──────── PROVIDED MATERIAL ────────
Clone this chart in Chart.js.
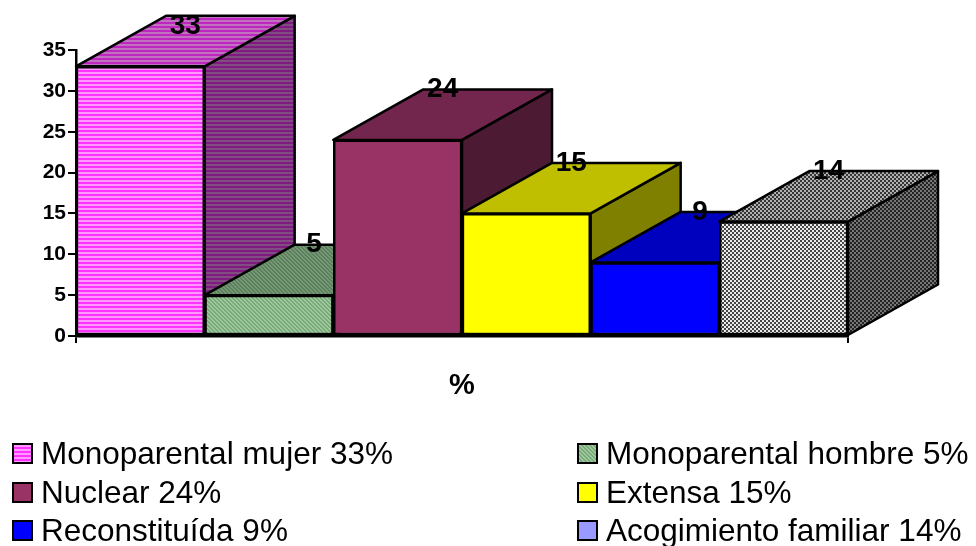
<!DOCTYPE html>
<html>
<head>
<meta charset="utf-8">
<script src="https://cdn.jsdelivr.net/npm/chart.js@4"></script>
<style>
    html, body { margin: 0; background: #fff; }
    #wrap { position: relative; width: 976px; height: 546px; overflow: hidden; }
    #legend span { position: absolute; white-space: nowrap; font: 31.5px "Liberation Sans", Arial, sans-serif; color: #000; line-height: 32px; }
    #legend i { position: absolute; box-sizing: border-box; width: 21px; height: 21px; border: 2.5px solid #000; }
</style>
</head>
<body>
<div id="wrap">
    <canvas id="chart" width="976" height="546"></canvas>
    <div id="legend"></div>
</div>
<script>
// ─── Data ─────────────────────────────────────────────────────────────────────

const categories = ['%'];
const seriesNames = ['Monoparental mujer', 'Monoparental hombre', 'Nuclear', 'Extensa', 'Reconstituída', 'Acogimiento familiar'];
const seriesValues = [33, 5, 24, 15, 9, 14];
const yMax = 35;
const yStep = 5;

// ─── Fills ────────────────────────────────────────────────────────────────────

const depthX = 90;
const depthY = 50.5;

const barFills = [
    { kind: 'stripes', a: [255, 51, 255], b: [255, 153, 255] },
    { kind: 'diagonal', a: [120, 170, 120], b: [160, 200, 160] },
    { kind: 'solid', a: [153, 51, 102] },
    { kind: 'solid', a: [255, 255, 0] },
    { kind: 'solid', a: [0, 0, 255] },
    { kind: 'checker', a: [235, 235, 235], b: [70, 70, 70] },
];
const legendFills = [barFills[0], barFills[1], barFills[2], barFills[3], barFills[4], { kind: 'solid', a: [153, 153, 255] }];

function makeTile(fill, shade) {
    const rgb = c => `rgb(${c.map(v => Math.round(v * shade)).join(',')})`;
    const tile = document.createElement('canvas');
    tile.width = tile.height = 4;
    const c = tile.getContext('2d');
    c.fillStyle = rgb(fill.a);
    c.fillRect(0, 0, 4, 4);
    if (fill.kind === 'solid') return tile;
    c.fillStyle = rgb(fill.b);
    if (fill.kind === 'stripes') {
        c.fillRect(0, 0, 4, 2);
    } else if (fill.kind === 'checker') {
        c.fillRect(0, 0, 2, 2);
        c.fillRect(2, 2, 2, 2);
    } else {
        for (let i = 0; i < 4; i++) {
            c.fillRect(i, i, 1, 1);
            c.fillRect((i + 1) % 4, i, 1, 1);
        }
    }
    return tile;
}

const ctx = document.getElementById('chart').getContext('2d');
const pattern = (fill, shade) => ctx.createPattern(makeTile(fill, shade), 'repeat');

// ─── 3D bars ──────────────────────────────────────────────────────────────────

class Bar3d extends Chart.BarController {
    draw() {
        const c = this.chart.ctx;
        const fill = barFills[this.index];
        this.getMeta().data.forEach(bar => {
            const { x, y, base, width } = bar.getProps(['x', 'y', 'base', 'width'], true);
            const left = x - width / 2;
            const right = x + width / 2;
            const face = (points, style) => {
                c.beginPath();
                points.forEach(([px, py], i) => (i ? c.lineTo(px, py) : c.moveTo(px, py)));
                c.closePath();
                c.fillStyle = style;
                c.fill();
                c.stroke();
            };
            c.save();
            c.strokeStyle = '#000';
            c.lineWidth = 2.5;
            c.lineJoin = 'round';
            face([[right, y], [right + depthX, y - depthY], [right + depthX, base - depthY], [right, base]], pattern(fill, 0.5));
            face([[left, y], [left + depthX, y - depthY], [right + depthX, y - depthY], [right, y]], pattern(fill, 0.75));
            c.restore();
            bar.draw(c);
        });
    }
}
Bar3d.id = 'bar3d';
Bar3d.defaults = Chart.BarController.defaults;
Chart.register(Bar3d);

// Painter's order: left bars first, and the value labels on top of everything
const bar3dPlugin = {
    id: 'bar3dOrder',
    beforeDatasetsDraw(chart) {
        chart.getSortedVisibleDatasetMetas().forEach(m => m.controller.draw());
        return false;
    },
    afterDraw(chart) {
        const c = chart.ctx;
        c.save();
        c.font = 'bold 28px "Liberation Sans", Arial, sans-serif';
        c.fillStyle = '#000';
        c.textAlign = 'center';
        c.textBaseline = 'middle';
        chart.getSortedVisibleDatasetMetas().forEach(m => {
            const bar = m.data[0];
            c.fillText(seriesValues[m.index], bar.x + depthX / 2, Math.max(26, bar.y - depthY));
        });
        c.restore();
    },
};

new Chart(ctx, {
    type: 'bar3d',
    data: {
        labels: categories,
        datasets: seriesNames.map((name, i) => ({
            label: name,
            data: [seriesValues[i]],
            backgroundColor: pattern(barFills[i], 1),
            borderColor: '#000',
            borderWidth: 2.5,
            borderSkipped: false,
            barPercentage: 1,
            categoryPercentage: 1,
            clip: false,
        })),
    },
    plugins: [bar3dPlugin],
    options: {
        responsive: false,
        animation: false,
        layout: { padding: { top: 50, right: 128 } },
        plugins: { legend: { display: false }, tooltip: { enabled: false } },
        scales: {
            x: {
                afterFit: s => { s.height = 210; },
                border: { color: '#000', width: 2.5 },
                grid: { offset: true, drawOnChartArea: false, color: '#000', lineWidth: 2, tickLength: 7 },
                ticks: { color: '#000', padding: 26, font: { family: '"Liberation Sans"', size: 29, weight: 'bold' } },
            },
            y: {
                min: 0,
                max: yMax,
                afterFit: s => { s.width = 76; },
                border: { color: '#000', width: 2.5 },
                grid: { drawOnChartArea: false, color: '#000', lineWidth: 2, tickLength: 8 },
                ticks: { stepSize: yStep, color: '#000', padding: 2, font: { family: '"Liberation Sans"', size: 21, weight: 'bold' } },
            },
        },
    },
});

// ─── Legend ───────────────────────────────────────────────────────────────────

const legendBox = document.getElementById('legend');
seriesNames.forEach((name, i) => {
    const col = i % 2;
    const row = Math.floor(i / 2);
    const top = 443 + row * 38.5;
    const swatch = document.createElement('i');
    swatch.style.left = (col ? 577 : 12) + 'px';
    swatch.style.top = top + 'px';
    swatch.style.backgroundImage = `url(${makeTile(legendFills[i], 1).toDataURL()})`;
    const text = document.createElement('span');
    text.textContent = `${name} ${seriesValues[i]}%`;
    text.style.left = (col ? 606 : 41) + 'px';
    text.style.top = (top - 6) + 'px';
    legendBox.append(swatch, text);
});
</script>
</body>
</html>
────────
DIRECTIVE — Return the full material word for word. Do not include the pictures.

RESULT OF THE TASK —
Clone this chart in Chart.js.
<!DOCTYPE html>
<html>
<head>
<meta charset="utf-8">
<script src="https://cdn.jsdelivr.net/npm/chart.js@4"></script>
<style>
    html, body { margin: 0; background: #fff; }
    #wrap { position: relative; width: 976px; height: 546px; overflow: hidden; }
    #legend span { position: absolute; white-space: nowrap; font: 31.5px "Liberation Sans", Arial, sans-serif; color: #000; line-height: 32px; }
    #legend i { position: absolute; box-sizing: border-box; width: 21px; height: 21px; border: 2.5px solid #000; }
</style>
</head>
<body>
<div id="wrap">
    <canvas id="chart" width="976" height="546"></canvas>
    <div id="legend"></div>
</div>
<script>
// ─── Data ─────────────────────────────────────────────────────────────────────

const categories = ['%'];
const seriesNames = ['Monoparental mujer', 'Monoparental hombre', 'Nuclear', 'Extensa', 'Reconstituída', 'Acogimiento familiar'];
const seriesValues = [33, 5, 24, 15, 9, 14];
const yMax = 35;
const yStep = 5;

// ─── Fills ────────────────────────────────────────────────────────────────────

const depthX = 90;
const depthY = 50.5;

const barFills = [
    { kind: 'stripes', a: [255, 51, 255], b: [255, 153, 255] },
    { kind: 'diagonal', a: [120, 170, 120], b: [160, 200, 160] },
    { kind: 'solid', a: [153, 51, 102] },
    { kind: 'solid', a: [255, 255, 0] },
    { kind: 'solid', a: [0, 0, 255] },
    { kind: 'checker', a: [235, 235, 235], b: [70, 70, 70] },
];
const legendFills = [barFills[0], barFills[1], barFills[2], barFills[3], barFills[4], { kind: 'solid', a: [153, 153, 255] }];

function makeTile(fill, shade) {
    const rgb = c => `rgb(${c.map(v => Math.round(v * shade)).join(',')})`;
    const tile = document.createElement('canvas');
    tile.width = tile.height = 4;
    const c = tile.getContext('2d');
    c.fillStyle = rgb(fill.a);
    c.fillRect(0, 0, 4, 4);
    if (fill.kind === 'solid') return tile;
    c.fillStyle = rgb(fill.b);
    if (fill.kind === 'stripes') {
        c.fillRect(0, 0, 4, 2);
    } else if (fill.kind === 'checker') {
        c.fillRect(0, 0, 2, 2);
        c.fillRect(2, 2, 2, 2);
    } else {
        for (let i = 0; i < 4; i++) {
            c.fillRect(i, i, 1, 1);
            c.fillRect((i + 1) % 4, i, 1, 1);
        }
    }
    return tile;
}

const ctx = document.getElementById('chart').getContext('2d');
const pattern = (fill, shade) => ctx.createPattern(makeTile(fill, shade), 'repeat');

// ─── 3D bars ──────────────────────────────────────────────────────────────────

class Bar3d extends Chart.BarController {
    draw() {
        const c = this.chart.ctx;
        const fill = barFills[this.index];
        this.getMeta().data.forEach(bar => {
            const { x, y, base, width } = bar.getProps(['x', 'y', 'base', 'width'], true);
            const left = x - width / 2;
            const right = x + width / 2;
            const face = (points, style) => {
                c.beginPath();
                points.forEach(([px, py], i) => (i ? c.lineTo(px, py) : c.moveTo(px, py)));
                c.closePath();
                c.fillStyle = style;
                c.fill();
                c.stroke();
            };
            c.save();
            c.strokeStyle = '#000';
            c.lineWidth = 2.5;
            c.lineJoin = 'round';
            face([[right, y], [right + depthX, y - depthY], [right + depthX, base - depthY], [right, base]], pattern(fill, 0.5));
            face([[left, y], [left + depthX, y - depthY], [right + depthX, y - depthY], [right, y]], pattern(fill, 0.75));
            c.restore();
            bar.draw(c);
        });
    }
}
Bar3d.id = 'bar3d';
Bar3d.defaults = Chart.BarController.defaults;
Chart.register(Bar3d);

// Painter's order: left bars first, and the value labels on top of everything
const bar3dPlugin = {
    id: 'bar3dOrder',
    beforeDatasetsDraw(chart) {
        chart.getSortedVisibleDatasetMetas().forEach(m => m.controller.draw());
        return false;
    },
    afterDraw(chart) {
        const c = chart.ctx;
        c.save();
        c.font = 'bold 28px "Liberation Sans", Arial, sans-serif';
        c.fillStyle = '#000';
        c.textAlign = 'center';
        c.textBaseline = 'middle';
        chart.getSortedVisibleDatasetMetas().forEach(m => {
            const bar = m.data[0];
            c.fillText(seriesValues[m.index], bar.x + depthX / 2, Math.max(26, bar.y - depthY));
        });
        c.restore();
    },
};

new Chart(ctx, {
    type: 'bar3d',
    data: {
        labels: categories,
        datasets: seriesNames.map((name, i) => ({
            label: name,
            data: [seriesValues[i]],
            backgroundColor: pattern(barFills[i], 1),
            borderColor: '#000',
            borderWidth: 2.5,
            borderSkipped: false,
            barPercentage: 1,
            categoryPercentage: 1,
            clip: false,
        })),
    },
    plugins: [bar3dPlugin],
    options: {
        responsive: false,
        animation: false,
        layout: { padding: { top: 50, right: 128 } },
        plugins: { legend: { display: false }, tooltip: { enabled: false } },
        scales: {
            x: {
                afterFit: s => { s.height = 210; },
                border: { color: '#000', width: 2.5 },
                grid: { offset: true, drawOnChartArea: false, color: '#000', lineWidth: 2, tickLength: 7 },
                ticks: { color: '#000', padding: 26, font: { family: '"Liberation Sans"', size: 29, weight: 'bold' } },
            },
            y: {
                min: 0,
                max: yMax,
                afterFit: s => { s.width = 76; },
                border: { color: '#000', width: 2.5 },
                grid: { drawOnChartArea: false, color: '#000', lineWidth: 2, tickLength: 8 },
                ticks: { stepSize: yStep, color: '#000', padding: 2, font: { family: '"Liberation Sans"', size: 21, weight: 'bold' } },
            },
        },
    },
});

// ─── Legend ───────────────────────────────────────────────────────────────────

const legendBox = document.getElementById('legend');
seriesNames.forEach((name, i) => {
    const col = i % 2;
    const row = Math.floor(i / 2);
    const top = 443 + row * 38.5;
    const swatch = document.createElement('i');
    swatch.style.left = (col ? 577 : 12) + 'px';
    swatch.style.top = top + 'px';
    swatch.style.backgroundImage = `url(${makeTile(legendFills[i], 1).toDataURL()})`;
    const text = document.createElement('span');
    text.textContent = `${name} ${seriesValues[i]}%`;
    text.style.left = (col ? 606 : 41) + 'px';
    text.style.top = (top - 6) + 'px';
    legendBox.append(swatch, text);
});
</script>
</body>
</html>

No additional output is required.